- Task to complete: Find the lines containing the word "this" and copy every one of them.

- Provided records:
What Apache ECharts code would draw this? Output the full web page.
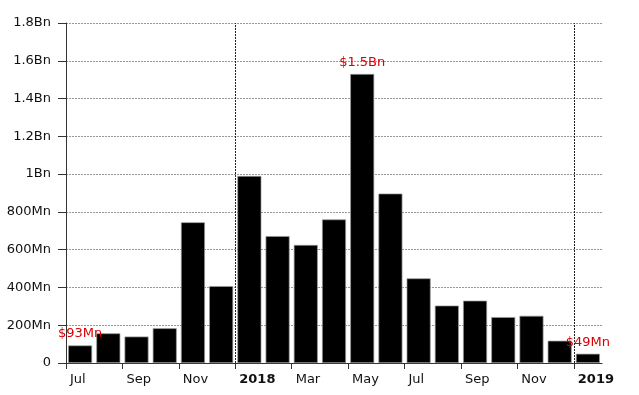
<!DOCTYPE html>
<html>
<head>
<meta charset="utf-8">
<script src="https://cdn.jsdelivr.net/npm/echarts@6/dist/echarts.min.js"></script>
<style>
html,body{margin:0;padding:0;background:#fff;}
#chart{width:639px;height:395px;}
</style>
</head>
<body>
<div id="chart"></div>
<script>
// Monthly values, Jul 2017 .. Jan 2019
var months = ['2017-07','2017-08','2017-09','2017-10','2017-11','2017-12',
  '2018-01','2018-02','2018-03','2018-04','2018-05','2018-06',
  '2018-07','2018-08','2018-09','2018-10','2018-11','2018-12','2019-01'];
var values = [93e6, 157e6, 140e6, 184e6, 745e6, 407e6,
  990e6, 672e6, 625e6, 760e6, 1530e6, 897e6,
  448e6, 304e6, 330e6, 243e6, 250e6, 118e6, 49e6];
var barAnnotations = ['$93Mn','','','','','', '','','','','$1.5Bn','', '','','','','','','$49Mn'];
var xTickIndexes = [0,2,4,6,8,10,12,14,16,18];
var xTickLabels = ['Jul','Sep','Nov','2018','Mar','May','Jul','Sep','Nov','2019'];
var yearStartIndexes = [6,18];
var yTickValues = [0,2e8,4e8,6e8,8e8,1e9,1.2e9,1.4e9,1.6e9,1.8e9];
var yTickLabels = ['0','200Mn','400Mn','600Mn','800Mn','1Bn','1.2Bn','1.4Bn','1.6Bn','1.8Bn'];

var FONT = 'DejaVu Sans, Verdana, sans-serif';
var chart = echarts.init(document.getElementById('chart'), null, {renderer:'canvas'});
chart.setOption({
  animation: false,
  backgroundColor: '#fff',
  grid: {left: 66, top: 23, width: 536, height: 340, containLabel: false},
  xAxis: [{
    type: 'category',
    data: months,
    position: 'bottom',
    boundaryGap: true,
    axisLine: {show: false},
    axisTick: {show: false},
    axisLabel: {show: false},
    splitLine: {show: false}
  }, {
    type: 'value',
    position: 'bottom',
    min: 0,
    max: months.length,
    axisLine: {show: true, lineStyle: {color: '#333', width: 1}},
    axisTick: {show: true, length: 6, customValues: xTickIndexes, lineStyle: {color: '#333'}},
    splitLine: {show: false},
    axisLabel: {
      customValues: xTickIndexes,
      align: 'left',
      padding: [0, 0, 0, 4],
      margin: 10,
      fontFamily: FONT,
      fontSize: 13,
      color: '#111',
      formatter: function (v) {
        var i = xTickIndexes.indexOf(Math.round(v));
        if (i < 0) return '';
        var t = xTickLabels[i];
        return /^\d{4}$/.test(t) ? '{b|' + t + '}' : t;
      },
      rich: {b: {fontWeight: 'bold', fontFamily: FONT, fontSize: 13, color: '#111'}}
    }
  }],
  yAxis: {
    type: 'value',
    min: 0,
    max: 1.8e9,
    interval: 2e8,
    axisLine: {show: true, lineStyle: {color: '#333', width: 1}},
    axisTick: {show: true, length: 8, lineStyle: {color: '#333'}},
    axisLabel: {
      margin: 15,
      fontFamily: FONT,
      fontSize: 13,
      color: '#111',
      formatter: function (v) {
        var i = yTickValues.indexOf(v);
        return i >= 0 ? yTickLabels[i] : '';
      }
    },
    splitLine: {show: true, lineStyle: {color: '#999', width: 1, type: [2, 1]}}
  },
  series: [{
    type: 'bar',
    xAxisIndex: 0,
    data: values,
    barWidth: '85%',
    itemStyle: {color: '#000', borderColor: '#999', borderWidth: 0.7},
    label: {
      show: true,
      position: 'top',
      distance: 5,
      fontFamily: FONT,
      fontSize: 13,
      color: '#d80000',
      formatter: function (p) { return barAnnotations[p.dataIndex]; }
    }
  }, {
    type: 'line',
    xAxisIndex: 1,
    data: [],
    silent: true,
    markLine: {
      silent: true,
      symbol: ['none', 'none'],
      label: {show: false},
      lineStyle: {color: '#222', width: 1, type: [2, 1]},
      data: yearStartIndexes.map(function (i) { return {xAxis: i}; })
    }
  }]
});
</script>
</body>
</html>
==
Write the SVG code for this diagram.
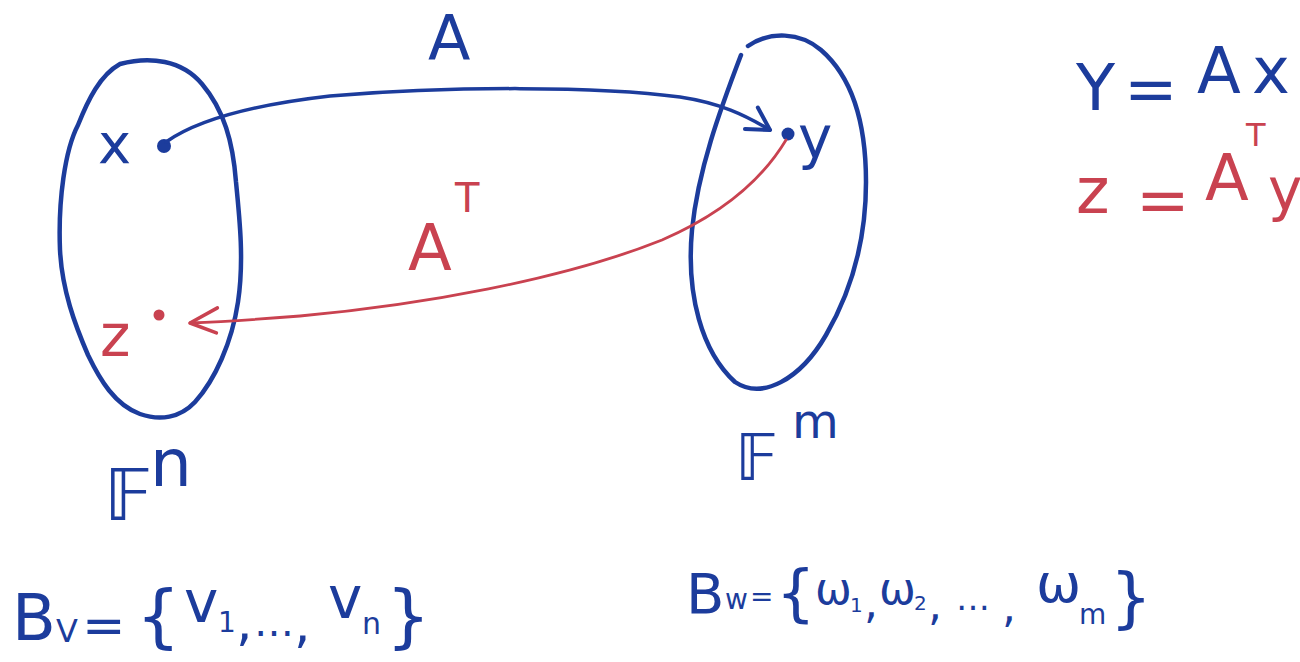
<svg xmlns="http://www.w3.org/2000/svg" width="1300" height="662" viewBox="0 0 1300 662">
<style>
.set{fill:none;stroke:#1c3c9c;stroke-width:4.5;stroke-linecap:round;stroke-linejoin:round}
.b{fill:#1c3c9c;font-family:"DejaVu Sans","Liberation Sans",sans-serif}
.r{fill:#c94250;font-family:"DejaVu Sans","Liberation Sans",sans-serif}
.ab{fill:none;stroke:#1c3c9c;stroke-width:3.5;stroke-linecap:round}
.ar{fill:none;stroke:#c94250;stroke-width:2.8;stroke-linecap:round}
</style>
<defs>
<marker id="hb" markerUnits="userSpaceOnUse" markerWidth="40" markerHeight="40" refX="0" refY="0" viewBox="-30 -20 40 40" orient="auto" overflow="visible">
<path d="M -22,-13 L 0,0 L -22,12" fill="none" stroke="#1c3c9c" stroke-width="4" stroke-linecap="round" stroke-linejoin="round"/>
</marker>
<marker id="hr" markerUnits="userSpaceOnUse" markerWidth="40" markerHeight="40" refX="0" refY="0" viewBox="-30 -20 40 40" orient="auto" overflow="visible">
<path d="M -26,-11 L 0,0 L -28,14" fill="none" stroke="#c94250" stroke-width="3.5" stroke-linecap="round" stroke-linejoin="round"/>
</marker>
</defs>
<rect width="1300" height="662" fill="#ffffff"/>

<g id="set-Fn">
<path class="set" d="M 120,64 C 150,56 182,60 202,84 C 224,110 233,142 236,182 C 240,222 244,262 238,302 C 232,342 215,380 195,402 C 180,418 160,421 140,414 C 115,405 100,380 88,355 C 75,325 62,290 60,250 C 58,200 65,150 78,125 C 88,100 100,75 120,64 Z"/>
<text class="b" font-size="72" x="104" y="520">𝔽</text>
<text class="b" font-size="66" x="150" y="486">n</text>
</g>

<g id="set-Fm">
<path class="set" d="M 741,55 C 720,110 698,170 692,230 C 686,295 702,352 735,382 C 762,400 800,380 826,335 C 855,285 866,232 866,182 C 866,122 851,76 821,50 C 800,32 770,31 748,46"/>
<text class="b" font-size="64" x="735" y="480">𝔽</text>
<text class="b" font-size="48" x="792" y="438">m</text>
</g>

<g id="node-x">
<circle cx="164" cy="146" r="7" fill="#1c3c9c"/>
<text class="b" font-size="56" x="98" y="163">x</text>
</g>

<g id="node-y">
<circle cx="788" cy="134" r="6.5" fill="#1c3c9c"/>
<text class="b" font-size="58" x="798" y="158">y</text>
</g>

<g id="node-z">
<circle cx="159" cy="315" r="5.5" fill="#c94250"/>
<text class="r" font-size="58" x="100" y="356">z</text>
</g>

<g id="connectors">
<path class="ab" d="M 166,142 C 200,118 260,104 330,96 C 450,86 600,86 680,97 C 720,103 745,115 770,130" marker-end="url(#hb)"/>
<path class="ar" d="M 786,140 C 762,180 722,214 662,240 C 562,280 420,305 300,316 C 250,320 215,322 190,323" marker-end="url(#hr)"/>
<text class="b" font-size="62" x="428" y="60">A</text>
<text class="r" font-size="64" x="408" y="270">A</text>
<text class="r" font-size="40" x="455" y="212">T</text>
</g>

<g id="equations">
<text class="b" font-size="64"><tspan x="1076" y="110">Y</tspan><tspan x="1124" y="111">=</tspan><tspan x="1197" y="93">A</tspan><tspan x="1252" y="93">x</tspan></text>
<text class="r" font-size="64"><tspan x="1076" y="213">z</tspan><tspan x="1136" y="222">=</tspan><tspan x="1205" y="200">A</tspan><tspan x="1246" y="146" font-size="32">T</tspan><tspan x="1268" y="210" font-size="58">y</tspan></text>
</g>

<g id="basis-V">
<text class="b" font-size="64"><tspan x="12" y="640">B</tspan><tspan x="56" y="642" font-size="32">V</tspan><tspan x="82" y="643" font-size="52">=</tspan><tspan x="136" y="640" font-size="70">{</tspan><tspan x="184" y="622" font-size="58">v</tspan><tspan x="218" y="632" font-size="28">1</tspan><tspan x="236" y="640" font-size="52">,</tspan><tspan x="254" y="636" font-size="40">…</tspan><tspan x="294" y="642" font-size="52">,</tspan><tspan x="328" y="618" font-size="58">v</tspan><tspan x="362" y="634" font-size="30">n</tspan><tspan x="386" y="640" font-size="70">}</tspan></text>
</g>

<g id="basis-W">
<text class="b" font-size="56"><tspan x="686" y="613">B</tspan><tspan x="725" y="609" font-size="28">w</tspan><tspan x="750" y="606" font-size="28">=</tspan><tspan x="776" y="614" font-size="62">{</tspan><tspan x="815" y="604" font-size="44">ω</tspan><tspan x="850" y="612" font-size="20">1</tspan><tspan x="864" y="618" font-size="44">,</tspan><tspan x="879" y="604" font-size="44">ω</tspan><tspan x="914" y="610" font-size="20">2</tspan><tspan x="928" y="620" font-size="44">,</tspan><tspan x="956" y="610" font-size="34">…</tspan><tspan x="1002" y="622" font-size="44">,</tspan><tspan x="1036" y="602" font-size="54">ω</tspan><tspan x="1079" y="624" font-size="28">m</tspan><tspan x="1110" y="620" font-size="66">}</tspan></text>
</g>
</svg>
...
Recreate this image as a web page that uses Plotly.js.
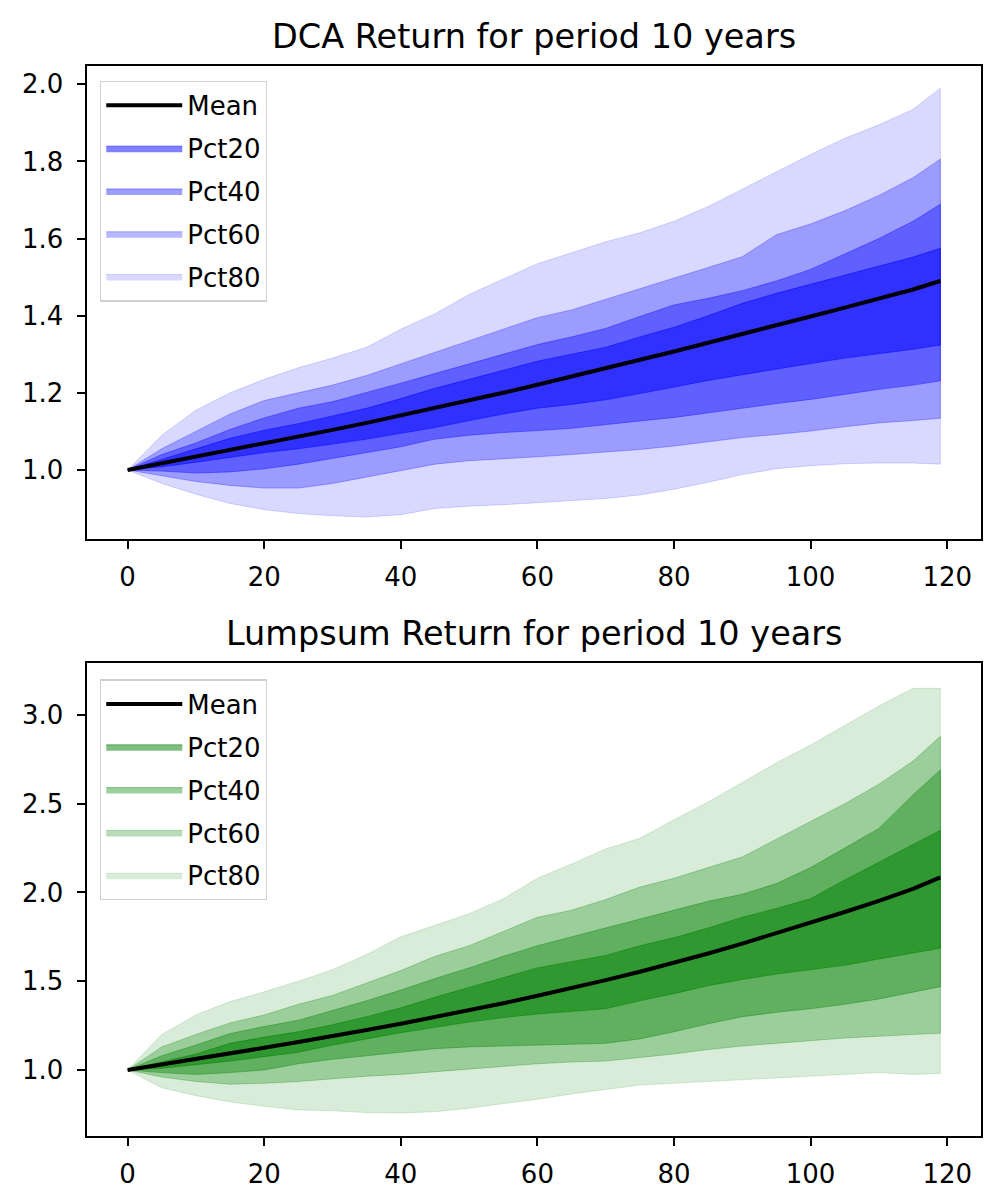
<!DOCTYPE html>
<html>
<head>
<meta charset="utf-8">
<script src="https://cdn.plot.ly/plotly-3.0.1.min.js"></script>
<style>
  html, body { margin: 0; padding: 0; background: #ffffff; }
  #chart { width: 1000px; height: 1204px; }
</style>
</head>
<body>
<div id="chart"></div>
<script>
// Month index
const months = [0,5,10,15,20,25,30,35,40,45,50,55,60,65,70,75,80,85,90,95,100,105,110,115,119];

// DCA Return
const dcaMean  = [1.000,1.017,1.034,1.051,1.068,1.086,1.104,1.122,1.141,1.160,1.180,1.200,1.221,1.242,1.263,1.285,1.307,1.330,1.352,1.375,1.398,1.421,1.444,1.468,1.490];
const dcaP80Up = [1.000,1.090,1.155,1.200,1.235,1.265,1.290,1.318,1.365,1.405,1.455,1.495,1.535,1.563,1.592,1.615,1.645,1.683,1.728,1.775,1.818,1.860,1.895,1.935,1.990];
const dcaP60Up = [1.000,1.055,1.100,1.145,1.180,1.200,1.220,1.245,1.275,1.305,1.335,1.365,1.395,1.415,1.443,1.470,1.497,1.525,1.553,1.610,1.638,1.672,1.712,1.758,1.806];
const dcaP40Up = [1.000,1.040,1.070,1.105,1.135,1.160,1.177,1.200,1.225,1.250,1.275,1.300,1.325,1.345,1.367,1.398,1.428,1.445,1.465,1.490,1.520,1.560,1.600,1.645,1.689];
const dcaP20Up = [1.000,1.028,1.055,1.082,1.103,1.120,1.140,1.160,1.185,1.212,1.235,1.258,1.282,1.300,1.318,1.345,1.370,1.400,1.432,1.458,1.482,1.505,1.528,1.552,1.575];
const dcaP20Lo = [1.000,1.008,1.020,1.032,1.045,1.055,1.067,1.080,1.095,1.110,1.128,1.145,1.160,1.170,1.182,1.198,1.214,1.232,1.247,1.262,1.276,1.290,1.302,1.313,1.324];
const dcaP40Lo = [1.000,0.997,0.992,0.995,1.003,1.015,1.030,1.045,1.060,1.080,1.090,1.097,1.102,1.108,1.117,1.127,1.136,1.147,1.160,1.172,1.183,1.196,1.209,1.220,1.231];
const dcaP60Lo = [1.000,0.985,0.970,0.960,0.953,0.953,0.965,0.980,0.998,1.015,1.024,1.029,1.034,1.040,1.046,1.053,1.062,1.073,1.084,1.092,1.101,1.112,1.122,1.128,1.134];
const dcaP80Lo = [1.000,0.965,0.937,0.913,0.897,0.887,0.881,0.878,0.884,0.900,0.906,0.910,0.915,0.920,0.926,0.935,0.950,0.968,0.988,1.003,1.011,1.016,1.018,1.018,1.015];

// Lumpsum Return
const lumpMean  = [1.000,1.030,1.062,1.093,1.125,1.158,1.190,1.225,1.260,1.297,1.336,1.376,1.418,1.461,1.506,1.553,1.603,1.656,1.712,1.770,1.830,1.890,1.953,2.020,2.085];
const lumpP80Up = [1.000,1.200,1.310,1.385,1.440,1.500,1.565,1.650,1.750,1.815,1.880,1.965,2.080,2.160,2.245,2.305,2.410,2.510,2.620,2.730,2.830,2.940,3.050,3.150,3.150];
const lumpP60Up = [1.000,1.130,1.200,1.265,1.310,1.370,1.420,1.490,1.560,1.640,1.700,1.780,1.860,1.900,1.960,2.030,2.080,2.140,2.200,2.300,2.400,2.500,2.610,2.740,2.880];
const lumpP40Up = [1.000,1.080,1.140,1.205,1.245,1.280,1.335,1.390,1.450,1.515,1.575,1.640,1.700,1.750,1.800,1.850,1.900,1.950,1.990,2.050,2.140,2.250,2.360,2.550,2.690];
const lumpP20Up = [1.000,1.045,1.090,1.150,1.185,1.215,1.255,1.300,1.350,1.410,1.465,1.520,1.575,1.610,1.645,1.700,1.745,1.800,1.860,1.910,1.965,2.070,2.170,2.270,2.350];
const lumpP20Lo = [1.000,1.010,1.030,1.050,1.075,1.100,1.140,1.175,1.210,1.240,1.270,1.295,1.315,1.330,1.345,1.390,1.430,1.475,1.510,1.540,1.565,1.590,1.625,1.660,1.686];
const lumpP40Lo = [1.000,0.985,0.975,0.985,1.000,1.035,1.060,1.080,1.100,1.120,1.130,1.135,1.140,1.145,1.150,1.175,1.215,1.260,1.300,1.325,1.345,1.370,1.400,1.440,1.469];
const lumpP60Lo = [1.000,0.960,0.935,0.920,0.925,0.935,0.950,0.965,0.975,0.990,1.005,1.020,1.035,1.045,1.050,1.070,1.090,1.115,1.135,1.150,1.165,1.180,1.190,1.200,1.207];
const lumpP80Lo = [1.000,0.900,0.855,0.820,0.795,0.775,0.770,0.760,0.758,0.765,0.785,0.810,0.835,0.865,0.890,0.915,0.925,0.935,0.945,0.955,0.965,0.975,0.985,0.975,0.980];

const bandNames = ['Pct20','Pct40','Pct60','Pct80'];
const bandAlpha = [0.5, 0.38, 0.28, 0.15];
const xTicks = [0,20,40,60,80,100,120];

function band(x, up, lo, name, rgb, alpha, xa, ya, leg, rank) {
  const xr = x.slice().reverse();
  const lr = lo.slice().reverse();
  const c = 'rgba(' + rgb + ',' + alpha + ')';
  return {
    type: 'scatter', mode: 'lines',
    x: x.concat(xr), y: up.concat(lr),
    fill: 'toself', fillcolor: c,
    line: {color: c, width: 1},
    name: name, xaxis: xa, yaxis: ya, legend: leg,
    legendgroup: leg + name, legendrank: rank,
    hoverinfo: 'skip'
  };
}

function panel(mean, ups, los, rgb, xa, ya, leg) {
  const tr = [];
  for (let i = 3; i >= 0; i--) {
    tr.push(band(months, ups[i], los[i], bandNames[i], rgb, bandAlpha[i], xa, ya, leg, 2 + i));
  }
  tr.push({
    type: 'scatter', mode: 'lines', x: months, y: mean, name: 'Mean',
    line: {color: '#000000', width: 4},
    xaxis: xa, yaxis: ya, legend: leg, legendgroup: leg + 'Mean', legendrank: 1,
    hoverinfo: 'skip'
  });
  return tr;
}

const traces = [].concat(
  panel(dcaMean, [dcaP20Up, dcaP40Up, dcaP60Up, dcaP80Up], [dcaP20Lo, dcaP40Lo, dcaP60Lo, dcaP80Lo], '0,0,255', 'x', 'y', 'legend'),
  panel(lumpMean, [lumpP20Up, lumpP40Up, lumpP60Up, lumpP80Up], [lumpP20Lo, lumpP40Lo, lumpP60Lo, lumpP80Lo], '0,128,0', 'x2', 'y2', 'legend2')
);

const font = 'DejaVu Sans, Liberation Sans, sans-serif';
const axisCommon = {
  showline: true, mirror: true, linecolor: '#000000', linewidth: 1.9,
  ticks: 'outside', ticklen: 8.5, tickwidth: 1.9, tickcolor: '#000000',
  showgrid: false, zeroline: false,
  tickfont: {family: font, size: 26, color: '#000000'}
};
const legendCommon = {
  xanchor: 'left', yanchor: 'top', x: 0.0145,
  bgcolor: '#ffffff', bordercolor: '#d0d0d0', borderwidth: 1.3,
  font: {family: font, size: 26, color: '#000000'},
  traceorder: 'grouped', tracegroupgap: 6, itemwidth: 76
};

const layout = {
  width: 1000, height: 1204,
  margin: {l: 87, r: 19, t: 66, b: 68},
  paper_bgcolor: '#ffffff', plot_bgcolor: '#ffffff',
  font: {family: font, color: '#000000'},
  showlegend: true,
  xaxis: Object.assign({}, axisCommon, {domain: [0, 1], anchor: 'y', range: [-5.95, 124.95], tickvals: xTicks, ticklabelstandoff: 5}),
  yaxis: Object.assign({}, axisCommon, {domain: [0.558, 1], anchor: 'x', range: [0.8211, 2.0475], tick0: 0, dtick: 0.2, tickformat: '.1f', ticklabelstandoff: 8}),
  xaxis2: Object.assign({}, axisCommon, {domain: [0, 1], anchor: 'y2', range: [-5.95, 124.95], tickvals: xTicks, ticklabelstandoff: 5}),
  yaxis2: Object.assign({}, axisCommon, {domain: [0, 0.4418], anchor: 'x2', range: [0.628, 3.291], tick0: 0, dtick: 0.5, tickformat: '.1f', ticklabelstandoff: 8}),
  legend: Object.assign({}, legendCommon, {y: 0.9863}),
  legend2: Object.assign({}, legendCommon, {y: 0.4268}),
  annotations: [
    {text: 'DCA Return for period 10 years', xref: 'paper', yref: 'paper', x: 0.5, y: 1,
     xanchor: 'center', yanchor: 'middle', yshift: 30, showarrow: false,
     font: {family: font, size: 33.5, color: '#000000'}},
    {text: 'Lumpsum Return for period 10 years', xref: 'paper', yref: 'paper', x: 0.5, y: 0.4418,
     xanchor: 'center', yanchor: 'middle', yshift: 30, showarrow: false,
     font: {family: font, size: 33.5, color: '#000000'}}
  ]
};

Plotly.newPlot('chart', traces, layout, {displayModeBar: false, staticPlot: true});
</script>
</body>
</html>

- Answer in full:
What Apache ECharts code would draw this? Output the full web page.
Write the SVG code for this diagram.
Recreate this image as a web page that uses Plotly.js.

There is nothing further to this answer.